The Infotainment Basics
When you opt for Infiniti's Hard Drive Navigation System, the JX35 comes equipped with an eight-inch WVGA LCD. If you don't buy the optional navigation package, you're left with a color seven-inch display.
Our test mule came with the navigation system, and we found the screen's high-and-center placement particularly easy to look at without losing focus on the road. Infiniti integrates a contoured cover above the LCD to prevent glare from sunshine, though as soon as the panoramic sunroof opens up, glare is almost impossible to avoid. Nevertheless, the screen's 800x480 resolution is pretty typical, and we didn’t have any trouble with its clarity or detail while sitting in the drivers’ seat.
Infiniti enables touch and physical control interfaces with its Hard Drive Navigation System. The resistive touchscreen works, but it's not as responsive as the smartphones and tablets most of us are accustomed to, which employ different panel technology. As such, we grew to favor the control knob as our input of choice.
The knob makes it easy to quickly scroll through the menu options and keyboard. I've noted my preference for physical feedback in the past, and this is one more example of how it can be quicker to use than a touch-based interface. My only complaint about the knob is its placement. Infiniti installs the control knob below the LCD screen, flanked by an array of other infotainment (mainly navigation) controls. However, putting it in the center console within a rested arm's reach would have been more ideal.
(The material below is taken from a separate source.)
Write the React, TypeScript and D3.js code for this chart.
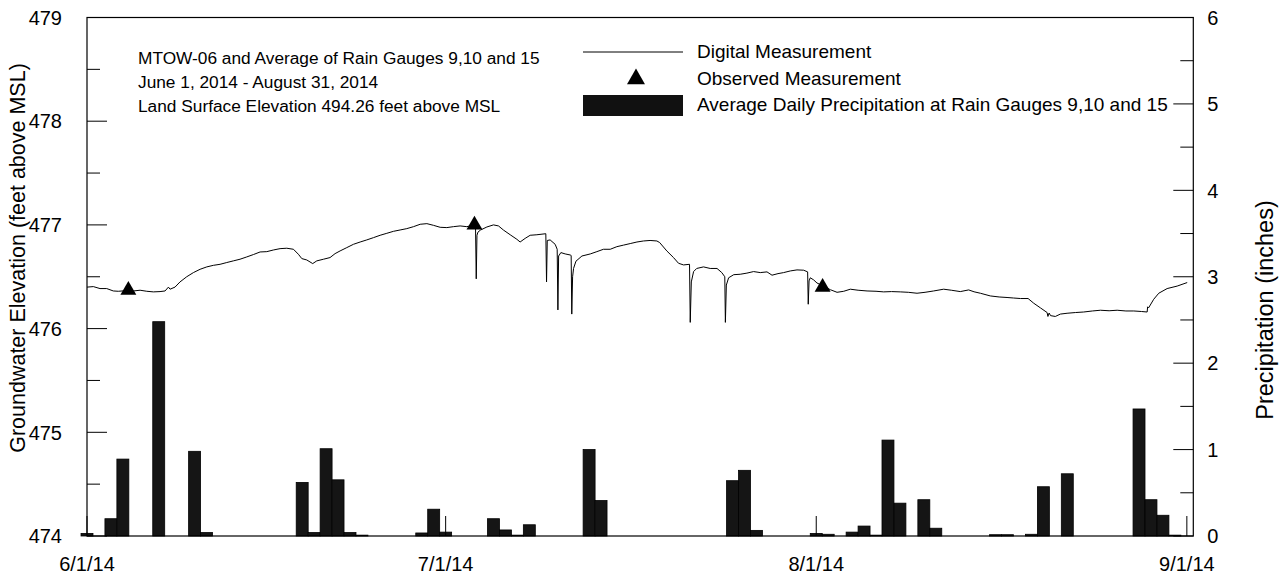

Infiniti proved to be shy about dishing on the internals of its Hard Drive Navigation System, so we don't have the usual in-depth information about the SoC used to drive the JX35's infotainment solution. We do know, though, that Infiniti sources QNX for the Hard Drive Navigation System's operating system, like many other manufacturers. Overall, the UI is very functional, highlighted by an intuitive layout and easy-to-access menus. We aren’t fond of Infiniti’s color choices, but that's a largely subjective judgement.